Data lines:

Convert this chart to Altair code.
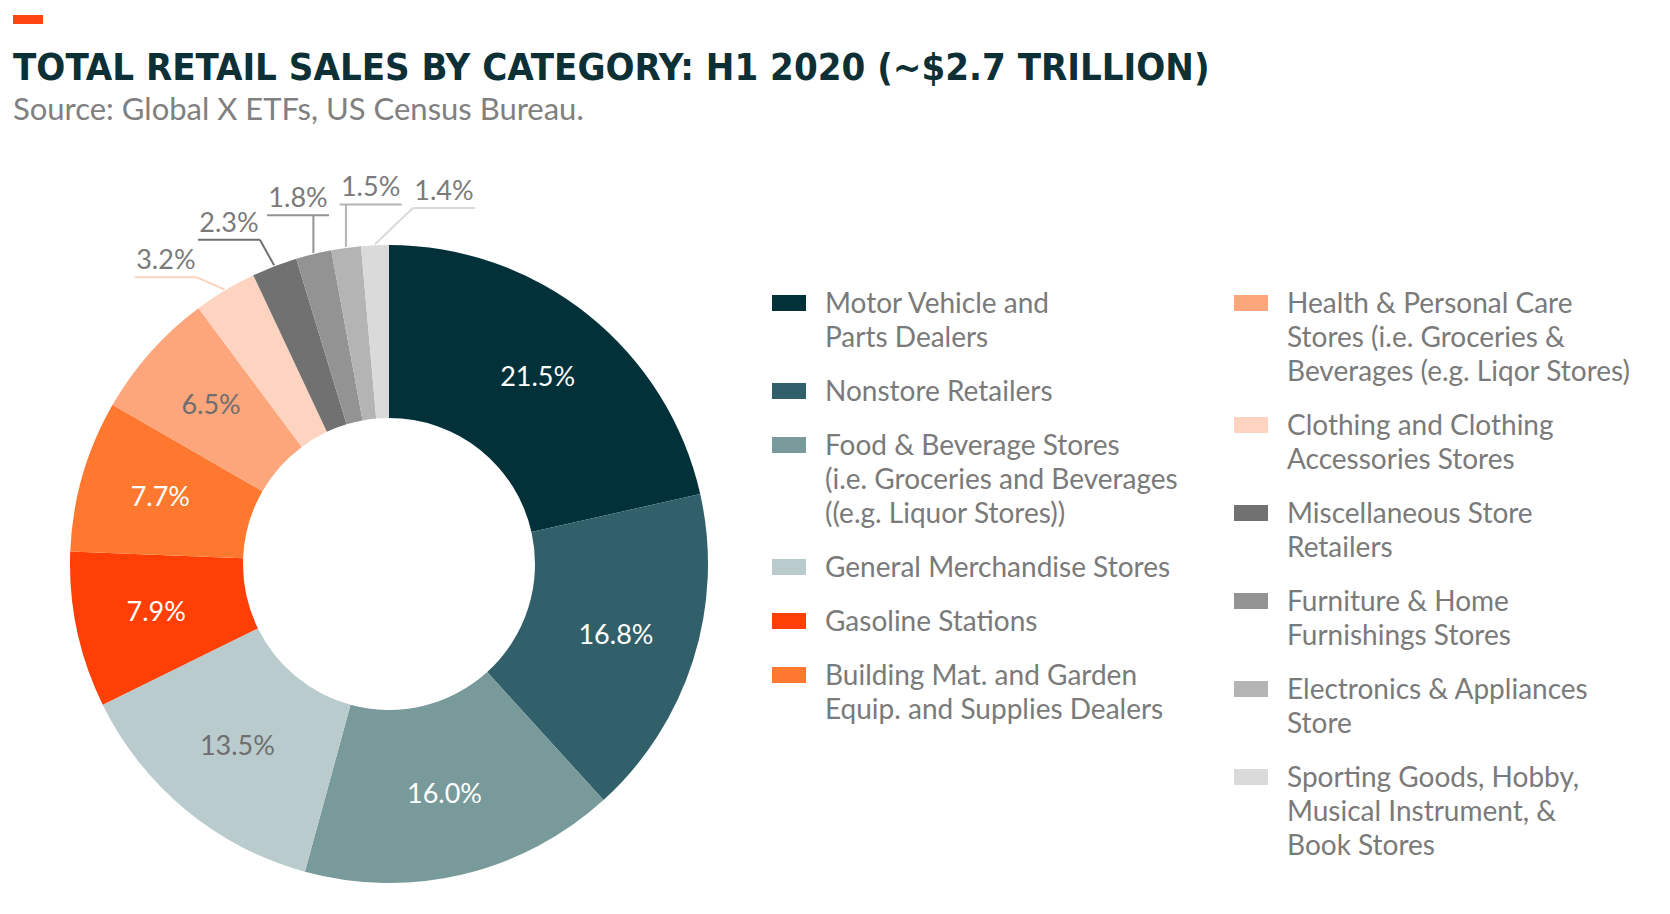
import altair as alt
import pandas as pd

# ---------------- data ----------------
categories = [
    "Motor Vehicle and Parts Dealers",
    "Nonstore Retailers",
    "Food & Beverage Stores",
    "General Merchandise Stores",
    "Gasoline Stations",
    "Building Mat. and Garden Equip. and Supplies Dealers",
    "Health & Personal Care Stores",
    "Clothing and Clothing Accessories Stores",
    "Miscellaneous Store Retailers",
    "Furniture & Home Furnishings Stores",
    "Electronics & Appliances Store",
    "Sporting Goods, Hobby, Musical Instrument, & Book Stores",
]
values = [21.5, 16.8, 16.0, 13.5, 7.9, 7.7, 6.5, 3.2, 2.3, 1.8, 1.5, 1.4]
legend_labels = [
    "Motor Vehicle and\nParts Dealers",
    "Nonstore Retailers",
    "Food & Beverage Stores\n(i.e. Groceries and Beverages\n((e.g. Liquor Stores))",
    "General Merchandise Stores",
    "Gasoline Stations",
    "Building Mat. and Garden\nEquip. and Supplies Dealers",
    "Health & Personal Care\nStores (i.e. Groceries &\nBeverages (e.g. Liqor Stores)",
    "Clothing and Clothing\nAccessories Stores",
    "Miscellaneous Store\nRetailers",
    "Furniture & Home\nFurnishings Stores",
    "Electronics & Appliances\nStore",
    "Sporting Goods, Hobby,\nMusical Instrument, &\nBook Stores",
]
title_text = "TOTAL RETAIL SALES BY CATEGORY: H1 2020 (~$2.7 TRILLION)"
subtitle_text = "Source: Global X ETFs, US Census Bureau."

# ---------------- style ----------------
palette = [
    "#03313a", "#32606a", "#799a9b", "#b9cbcd", "#ff3f05", "#fe792f",
    "#fda57b", "#fed3c0", "#717171", "#939393", "#b4b4b4", "#dadada",
]
light_slices = ["General Merchandise Stores", "Health & Personal Care Stores"]
TEXT_GREY = "#7a7a7a"
FONT = "Lato"
TITLE_FONT = "'Liberation Sans Narrow', 'DejaVu Sans Condensed', sans-serif"

W, H = 1654, 898
CX, CY = 381, 556          # donut centre (plot coords)
R_OUT, R_IN = 319, 146
R_TXT = 238
R_LBL = 376
N = len(categories)

LEG_TOP, LINE_H, GAP = 295, 34, 20
C1X, C2X = 764, 1226

df = pd.DataFrame({
    "category": categories,
    "value": values,
    "legend": legend_labels,
    "order": list(range(N)),
})

color_scale = alt.Scale(domain=categories, range=palette)
base = alt.Chart(df)
theta = alt.Theta("value:Q", stack=True)

arcs = base.mark_arc(innerRadius=R_IN, outerRadius=R_OUT).encode(
    theta=theta,
    color=alt.Color("category:N", scale=color_scale, legend=None),
    order=alt.Order("order:Q"),
    x=alt.value(CX), y=alt.value(CY),
)

inner_labels = base.transform_calculate(
    lab="datum.value >= 5 ? format(datum.value, '.1f') + '%' : ''"
).mark_text(radius=R_TXT, font=FONT, fontSize=27, align="center", baseline="middle").encode(
    theta=theta,
    order=alt.Order("order:Q"),
    text="lab:N",
    x=alt.value(CX), y=alt.value(CY),
    color=alt.condition(
        alt.FieldOneOfPredicate(field="category", oneOf=light_slices),
        alt.value("#6e6e6e"), alt.value("white"),
    ),
)

geo = base.transform_joinaggregate(total="sum(value)").transform_window(
    cum="sum(value)", sort=[alt.SortField("order")], frame=[None, 0]
).transform_calculate(
    mid="(datum.cum - datum.value / 2) / datum.total * 2 * PI",
    k=f"{N - 1} - datum.order",
).transform_calculate(
    la="(8.4 - 11.2 * datum.k) * PI / 180",
    ex=f"{CX} + {R_OUT + 1} * sin(datum.mid)",
    ey=f"{CY} - {R_OUT + 1} * cos(datum.mid)",
).transform_calculate(
    lx=f"{CX} + {R_LBL} * sin(datum.la)",
    ly=f"{CY} - {R_LBL} * cos(datum.la)",
).transform_calculate(
    uy="datum.ly + 16",
    ul="datum.lx - 31",
    ur="datum.lx + 31",
    ax="clamp(datum.ex, datum.lx - 31, datum.lx + 31)",
    lab="format(datum.value, '.1f') + '%'",
).transform_filter("datum.value < 5")

px = lambda f: alt.X(f, scale=None, axis=None)
py = lambda f: alt.Y(f, scale=None, axis=None)
line_color = alt.Color("category:N", scale=color_scale, legend=None)

connectors = geo.mark_rule(strokeWidth=2).encode(
    x=px("ex:Q"), y=py("ey:Q"), x2="ax:Q", y2="uy:Q", color=line_color
)
underlines = geo.mark_rule(strokeWidth=2).encode(
    x=px("ul:Q"), x2="ur:Q", y=py("uy:Q"), color=line_color
)
outer_labels = geo.mark_text(font=FONT, fontSize=27, color=TEXT_GREY,
                             align="center", baseline="middle").encode(
    x=px("lx:Q"), y=py("ly:Q"), text="lab:N"
)

leg = base.transform_calculate(
    col="datum.order < 6 ? 0 : 1",
    nlines="length(split(datum.legend, '\\n'))",
    j="datum.order % 6",
).transform_window(
    cumlines="sum(nlines)", groupby=["col"], sort=[alt.SortField("order")], frame=[None, 0]
).transform_calculate(
    sy=f"{LEG_TOP} + (datum.cumlines - datum.nlines) * {LINE_H} + datum.j * {GAP}",
    sx=f"datum.col == 0 ? {C1X} : {C2X}",
).transform_calculate(
    sx2="datum.sx + 34",
    sy1="datum.sy - 8",
    sy2="datum.sy + 8",
    tx="datum.sx + 53",
    ty="datum.sy - 12",
)

leg_sym = leg.mark_rect().encode(
    x=px("sx:Q"), x2="sx2:Q", y=py("sy1:Q"), y2="sy2:Q",
    color=alt.Color("category:N", scale=color_scale, legend=None),
)
leg_txt = leg.mark_text(font=FONT, fontSize=28, color=TEXT_GREY, align="left",
                        baseline="top", lineBreak="\n", lineHeight=LINE_H).encode(
    x=px("tx:Q"), y=py("ty:Q"), text="legend:N"
)

head = alt.Chart(pd.DataFrame({"t": [title_text], "s": [subtitle_text]}))
accent = head.mark_rect(color="#ff4612").encode(
    x=alt.value(5), x2=alt.value(35), y=alt.value(7), y2=alt.value(16)
)
title = head.mark_text(font=TITLE_FONT, fontWeight="bold", fontSize=38, color="#0d2f36",
                       align="left", baseline="alphabetic").encode(
    x=alt.value(5), y=alt.value(72), text="t:N"
)
subtitle = head.mark_text(font=FONT, fontSize=31, color="#808080",
                          align="left", baseline="alphabetic").encode(
    x=alt.value(5), y=alt.value(112), text="s:N"
)

chart = alt.layer(
    arcs, inner_labels, connectors, underlines, outer_labels,
    leg_sym, leg_txt, accent, title, subtitle
).properties(
    width=W, height=H, autosize=alt.AutoSizeParams(type="none"), padding=0
).configure_view(stroke=None)

chart.save("out.html", embed_options={"renderer": "svg", "actions": False})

Directive: From the first line above through the line containing "import pandas as pd", copy everything exactly, without the pictures.

Complete answer:
Convert this chart to Altair code.
import altair as alt
import pandas as pd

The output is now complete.